1977 · Nobuhiko Obayashi
Hoping to find a sense of connection to her late mother, Gorgeous takes a trip with her friends to visit her aunt's ancestral house in the countryside. The girls soon discover that there is more to the old house than meets the eye.
dir. Nobuhiko Obayashi · 1977
Toho asked Nobuhiko Obayashi for a Japanese Jaws; he consulted his young daughter Chigumi about what frightened her, and delivered a haunted-house film like a fever dream staged inside a candy box. Seven schoolgirls with attribute names — Gorgeous, Kung Fu, Melody, and company — visit a remote aunt's mansion, which begins, in ways no synopsis should preview, to express opinions of its own.
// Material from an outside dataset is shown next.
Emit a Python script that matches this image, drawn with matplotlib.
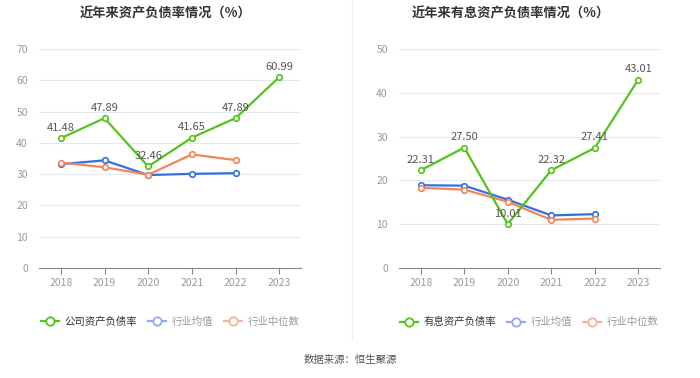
import numpy as np
import matplotlib
matplotlib.use('Agg')
import matplotlib.pyplot as plt
from matplotlib.lines import Line2D

plt.rcParams['font.family'] = ['Noto Sans CJK SC', 'DejaVu Sans']

years = ['2018', '2019', '2020', '2021', '2022', '2023']

# left chart: asset-liability ratio
debt_ratio = [41.48, 47.89, 32.46, 41.65, 47.89, 60.99]
debt_avg = [33.2, 34.4, 29.7, 30.1, 30.3]
debt_median = [33.7, 32.2, 29.8, 36.3, 34.5]

# right chart: interest-bearing debt ratio
int_ratio = [22.31, 27.50, 10.01, 22.32, 27.41, 43.01]
int_avg = [18.9, 18.8, 15.6, 12.0, 12.3]
int_median = [18.3, 17.9, 15.1, 11.0, 11.3]

GREEN = '#52c41a'
BLUE = '#3470e0'
ORANGE = '#f5845a'
GRID = '#e3e8f4'
TICK = '#999999'


def draw(ax, main, avg, med, ymax, step):
    x = np.arange(len(years))
    ax.plot(x[:len(avg)], avg, '-o', color=BLUE, lw=1.6, ms=4,
            mfc='white', mec=BLUE, mew=1.2, zorder=3)
    ax.plot(x[:len(med)], med, '-o', color=ORANGE, lw=1.6, ms=4,
            mfc='white', mec=ORANGE, mew=1.2, zorder=3)
    ax.plot(x, main, '-o', color=GREEN, lw=1.6, ms=4,
            mfc='white', mec=GREEN, mew=1.2, zorder=4)
    for xi, v in zip(x, main):
        ax.annotate(f'{v:.2f}', (xi, v), xytext=(0, 4), textcoords='offset points',
                    ha='center', va='bottom', fontsize=8, color='#555555', zorder=5)
    ax.set_xlim(-0.5, len(years) - 0.5)
    ax.set_ylim(0, ymax)
    ax.set_yticks(np.arange(0, ymax + 1, step))
    ax.set_xticks(x)
    ax.set_xticklabels(years)
    ax.grid(axis='y', color=GRID, lw=0.8)
    ax.set_axisbelow(True)
    for s in ['top', 'right', 'left']:
        ax.spines[s].set_visible(False)
    ax.spines['bottom'].set_color('#888888')
    ax.tick_params(axis='y', length=0, colors=TICK, labelsize=7.5, pad=8)
    ax.tick_params(axis='x', length=4, color='#888888', colors=TICK, labelsize=7.5, pad=3)


def legend(ax, label, x_anchor):
    handles = [
        Line2D([], [], color=GREEN, marker='o', ms=6, mfc='white', mew=1.3, lw=1.6),
        Line2D([], [], color='#8eaaf0', marker='o', ms=6, mfc='white', mew=1.3, lw=1.6),
        Line2D([], [], color='#f8b49a', marker='o', ms=6, mfc='white', mew=1.3, lw=1.6),
    ]
    leg = ax.figure.legend(handles, [label, '行业均值', '行业中位数'], loc='center',
                           bbox_to_anchor=(x_anchor, 1 - 322 / 378), ncol=3, frameon=False,
                           fontsize=7.5, handlelength=1.8, handletextpad=0.5, columnspacing=1.0)
    cols = ['#333333', '#999999', '#999999']
    for t, c in zip(leg.get_texts(), cols):
        t.set_color(c)


fig = plt.figure(figsize=(7, 3.78), dpi=100)
ax1 = fig.add_axes([39 / 700, 1 - 268 / 378, 262 / 700, 219 / 378])
ax2 = fig.add_axes([399 / 700, 1 - 268 / 378, 261 / 700, 219 / 378])

draw(ax1, debt_ratio, debt_avg, debt_median, 70, 10)
draw(ax2, int_ratio, int_avg, int_median, 50, 10)

fig.text(166 / 700, 1 - 13 / 378, '近年来资产负债率情况（%）', ha='center', va='center',
         fontsize=9.5, fontweight='bold', color='#333333')
fig.text(511 / 700, 1 - 13 / 378, '近年来有息资产负债率情况（%）', ha='center', va='center',
         fontsize=9.5, fontweight='bold', color='#333333')

legend(ax1, '公司资产负债率', 170 / 700)
legend(ax2, '有息资产负债率', 529 / 700)

fig.add_artist(Line2D([352 / 700, 352 / 700], [1 - 340 / 378, 1.0], color='#f0f0f0', lw=1))

fig.text(350 / 700, 1 - 360 / 378, '数据来源：恒生聚源', ha='center', va='center',
         fontsize=7.5, color='#555555')

fig.savefig('out.png', dpi=100)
Obayashi came from experimental film and television advertising, and he throws every trick in his kit at the screen: painted skies, iris wipes, crude animation, collaged mattes, a piano score that curdles mid-lullaby. The deliberate artificiality is the point — a pop surface over a genuine undertow of wartime loss, from a director raised in Hiroshima whose entire career circled that wound. Japanese critics shrugged in 1977 while young audiences flocked; three decades later a Janus Films tour and Criterion release turned it into a beloved cult object abroad. Its shrieking, kaleidoscopic maximalism has never really been imitated, because it couldn't be.